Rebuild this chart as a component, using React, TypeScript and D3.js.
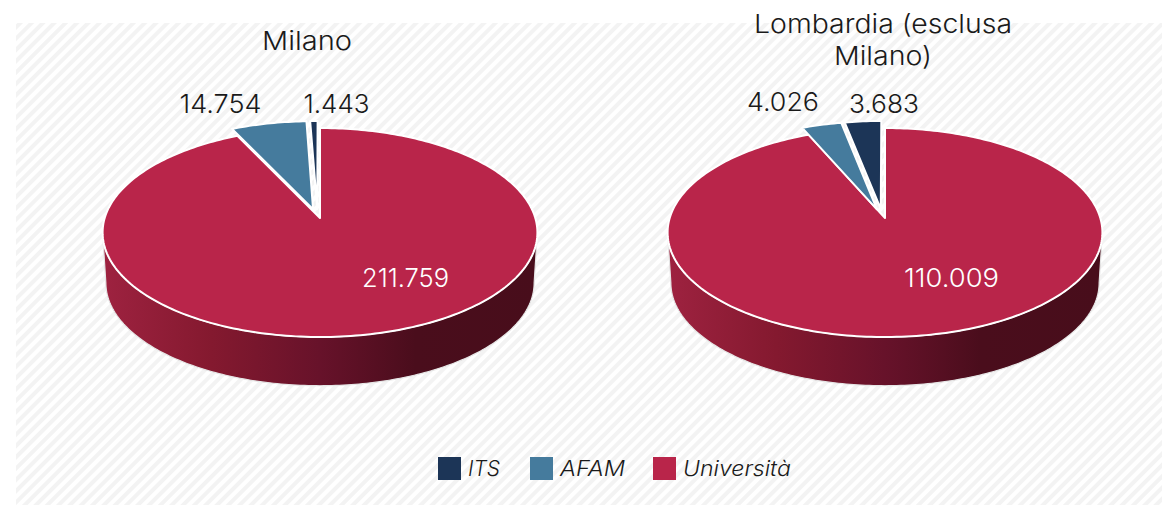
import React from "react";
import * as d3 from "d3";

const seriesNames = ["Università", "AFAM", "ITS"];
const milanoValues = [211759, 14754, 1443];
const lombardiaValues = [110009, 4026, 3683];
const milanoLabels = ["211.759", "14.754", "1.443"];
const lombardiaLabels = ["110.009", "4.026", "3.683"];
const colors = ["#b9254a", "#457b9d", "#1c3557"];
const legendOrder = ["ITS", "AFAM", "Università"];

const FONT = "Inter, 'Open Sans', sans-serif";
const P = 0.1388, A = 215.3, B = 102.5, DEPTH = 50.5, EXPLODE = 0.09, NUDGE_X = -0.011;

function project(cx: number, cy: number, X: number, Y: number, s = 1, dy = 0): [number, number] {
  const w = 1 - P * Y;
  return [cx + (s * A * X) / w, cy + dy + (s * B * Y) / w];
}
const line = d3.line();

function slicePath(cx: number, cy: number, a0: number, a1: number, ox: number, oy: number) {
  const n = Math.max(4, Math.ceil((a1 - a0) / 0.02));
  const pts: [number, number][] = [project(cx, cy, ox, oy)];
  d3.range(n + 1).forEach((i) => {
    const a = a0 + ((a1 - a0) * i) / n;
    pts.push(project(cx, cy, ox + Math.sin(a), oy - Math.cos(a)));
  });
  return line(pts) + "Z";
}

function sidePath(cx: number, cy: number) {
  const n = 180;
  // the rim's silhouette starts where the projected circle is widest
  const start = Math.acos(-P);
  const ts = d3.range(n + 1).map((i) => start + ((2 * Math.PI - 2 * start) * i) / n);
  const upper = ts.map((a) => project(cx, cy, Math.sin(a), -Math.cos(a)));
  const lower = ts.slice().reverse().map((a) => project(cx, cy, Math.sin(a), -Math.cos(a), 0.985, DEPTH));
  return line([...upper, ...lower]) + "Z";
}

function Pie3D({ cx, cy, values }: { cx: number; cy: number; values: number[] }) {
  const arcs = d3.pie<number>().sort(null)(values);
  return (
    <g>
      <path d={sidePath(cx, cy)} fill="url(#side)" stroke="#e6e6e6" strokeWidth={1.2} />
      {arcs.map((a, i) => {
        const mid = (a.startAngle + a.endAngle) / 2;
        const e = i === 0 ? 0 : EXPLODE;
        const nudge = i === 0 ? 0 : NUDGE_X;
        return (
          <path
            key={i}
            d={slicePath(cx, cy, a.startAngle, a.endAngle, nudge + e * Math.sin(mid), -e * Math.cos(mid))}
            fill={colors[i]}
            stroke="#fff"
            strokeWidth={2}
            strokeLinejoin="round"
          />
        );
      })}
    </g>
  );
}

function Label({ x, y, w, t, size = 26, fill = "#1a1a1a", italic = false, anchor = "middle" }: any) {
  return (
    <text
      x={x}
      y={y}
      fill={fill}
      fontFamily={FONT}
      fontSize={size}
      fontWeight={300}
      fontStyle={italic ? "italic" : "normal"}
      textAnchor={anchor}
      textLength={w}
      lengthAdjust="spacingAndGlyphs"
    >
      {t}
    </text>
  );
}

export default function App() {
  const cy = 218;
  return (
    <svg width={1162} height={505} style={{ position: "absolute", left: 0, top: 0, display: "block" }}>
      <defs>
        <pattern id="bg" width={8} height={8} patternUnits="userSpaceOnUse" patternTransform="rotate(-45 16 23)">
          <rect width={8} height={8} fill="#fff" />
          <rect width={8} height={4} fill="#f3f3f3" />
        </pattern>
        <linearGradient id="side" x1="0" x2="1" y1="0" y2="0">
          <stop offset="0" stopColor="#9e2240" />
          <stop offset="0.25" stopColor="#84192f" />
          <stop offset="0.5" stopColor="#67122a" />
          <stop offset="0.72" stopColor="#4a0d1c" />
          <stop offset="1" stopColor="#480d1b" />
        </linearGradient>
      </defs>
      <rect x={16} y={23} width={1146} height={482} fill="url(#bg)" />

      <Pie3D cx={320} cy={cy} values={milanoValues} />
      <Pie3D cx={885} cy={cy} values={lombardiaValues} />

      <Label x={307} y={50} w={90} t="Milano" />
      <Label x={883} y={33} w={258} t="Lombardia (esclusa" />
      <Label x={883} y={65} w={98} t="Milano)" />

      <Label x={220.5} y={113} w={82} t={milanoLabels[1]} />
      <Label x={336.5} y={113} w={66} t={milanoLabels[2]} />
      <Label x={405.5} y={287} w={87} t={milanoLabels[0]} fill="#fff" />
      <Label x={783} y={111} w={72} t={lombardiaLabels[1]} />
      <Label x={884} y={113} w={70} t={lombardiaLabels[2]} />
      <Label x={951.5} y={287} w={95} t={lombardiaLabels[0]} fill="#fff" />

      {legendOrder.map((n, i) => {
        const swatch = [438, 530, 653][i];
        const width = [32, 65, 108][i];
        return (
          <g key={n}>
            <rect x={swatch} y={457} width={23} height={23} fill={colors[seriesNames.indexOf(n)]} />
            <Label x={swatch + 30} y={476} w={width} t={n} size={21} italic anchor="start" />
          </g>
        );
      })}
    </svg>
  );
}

◇ ◇ ◇ ◇ ◇

Given request: Take the data above and repeat it exactly, leaving each picture out.

Full response:
Rebuild this chart as a component, using React, TypeScript and D3.js.
import React from "react";
import * as d3 from "d3";

const seriesNames = ["Università", "AFAM", "ITS"];
const milanoValues = [211759, 14754, 1443];
const lombardiaValues = [110009, 4026, 3683];
const milanoLabels = ["211.759", "14.754", "1.443"];
const lombardiaLabels = ["110.009", "4.026", "3.683"];
const colors = ["#b9254a", "#457b9d", "#1c3557"];
const legendOrder = ["ITS", "AFAM", "Università"];

const FONT = "Inter, 'Open Sans', sans-serif";
const P = 0.1388, A = 215.3, B = 102.5, DEPTH = 50.5, EXPLODE = 0.09, NUDGE_X = -0.011;

function project(cx: number, cy: number, X: number, Y: number, s = 1, dy = 0): [number, number] {
  const w = 1 - P * Y;
  return [cx + (s * A * X) / w, cy + dy + (s * B * Y) / w];
}
const line = d3.line();

function slicePath(cx: number, cy: number, a0: number, a1: number, ox: number, oy: number) {
  const n = Math.max(4, Math.ceil((a1 - a0) / 0.02));
  const pts: [number, number][] = [project(cx, cy, ox, oy)];
  d3.range(n + 1).forEach((i) => {
    const a = a0 + ((a1 - a0) * i) / n;
    pts.push(project(cx, cy, ox + Math.sin(a), oy - Math.cos(a)));
  });
  return line(pts) + "Z";
}

function sidePath(cx: number, cy: number) {
  const n = 180;
  // the rim's silhouette starts where the projected circle is widest
  const start = Math.acos(-P);
  const ts = d3.range(n + 1).map((i) => start + ((2 * Math.PI - 2 * start) * i) / n);
  const upper = ts.map((a) => project(cx, cy, Math.sin(a), -Math.cos(a)));
  const lower = ts.slice().reverse().map((a) => project(cx, cy, Math.sin(a), -Math.cos(a), 0.985, DEPTH));
  return line([...upper, ...lower]) + "Z";
}

function Pie3D({ cx, cy, values }: { cx: number; cy: number; values: number[] }) {
  const arcs = d3.pie<number>().sort(null)(values);
  return (
    <g>
      <path d={sidePath(cx, cy)} fill="url(#side)" stroke="#e6e6e6" strokeWidth={1.2} />
      {arcs.map((a, i) => {
        const mid = (a.startAngle + a.endAngle) / 2;
        const e = i === 0 ? 0 : EXPLODE;
        const nudge = i === 0 ? 0 : NUDGE_X;
        return (
          <path
            key={i}
            d={slicePath(cx, cy, a.startAngle, a.endAngle, nudge + e * Math.sin(mid), -e * Math.cos(mid))}
            fill={colors[i]}
            stroke="#fff"
            strokeWidth={2}
            strokeLinejoin="round"
          />
        );
      })}
    </g>
  );
}

function Label({ x, y, w, t, size = 26, fill = "#1a1a1a", italic = false, anchor = "middle" }: any) {
  return (
    <text
      x={x}
      y={y}
      fill={fill}
      fontFamily={FONT}
      fontSize={size}
      fontWeight={300}
      fontStyle={italic ? "italic" : "normal"}
      textAnchor={anchor}
      textLength={w}
      lengthAdjust="spacingAndGlyphs"
    >
      {t}
    </text>
  );
}

export default function App() {
  const cy = 218;
  return (
    <svg width={1162} height={505} style={{ position: "absolute", left: 0, top: 0, display: "block" }}>
      <defs>
        <pattern id="bg" width={8} height={8} patternUnits="userSpaceOnUse" patternTransform="rotate(-45 16 23)">
          <rect width={8} height={8} fill="#fff" />
          <rect width={8} height={4} fill="#f3f3f3" />
        </pattern>
        <linearGradient id="side" x1="0" x2="1" y1="0" y2="0">
          <stop offset="0" stopColor="#9e2240" />
          <stop offset="0.25" stopColor="#84192f" />
          <stop offset="0.5" stopColor="#67122a" />
          <stop offset="0.72" stopColor="#4a0d1c" />
          <stop offset="1" stopColor="#480d1b" />
        </linearGradient>
      </defs>
      <rect x={16} y={23} width={1146} height={482} fill="url(#bg)" />

      <Pie3D cx={320} cy={cy} values={milanoValues} />
      <Pie3D cx={885} cy={cy} values={lombardiaValues} />

      <Label x={307} y={50} w={90} t="Milano" />
      <Label x={883} y={33} w={258} t="Lombardia (esclusa" />
      <Label x={883} y={65} w={98} t="Milano)" />

      <Label x={220.5} y={113} w={82} t={milanoLabels[1]} />
      <Label x={336.5} y={113} w={66} t={milanoLabels[2]} />
      <Label x={405.5} y={287} w={87} t={milanoLabels[0]} fill="#fff" />
      <Label x={783} y={111} w={72} t={lombardiaLabels[1]} />
      <Label x={884} y={113} w={70} t={lombardiaLabels[2]} />
      <Label x={951.5} y={287} w={95} t={lombardiaLabels[0]} fill="#fff" />

      {legendOrder.map((n, i) => {
        const swatch = [438, 530, 653][i];
        const width = [32, 65, 108][i];
        return (
          <g key={n}>
            <rect x={swatch} y={457} width={23} height={23} fill={colors[seriesNames.indexOf(n)]} />
            <Label x={swatch + 30} y={476} w={width} t={n} size={21} italic anchor="start" />
          </g>
        );
      })}
    </svg>
  );
}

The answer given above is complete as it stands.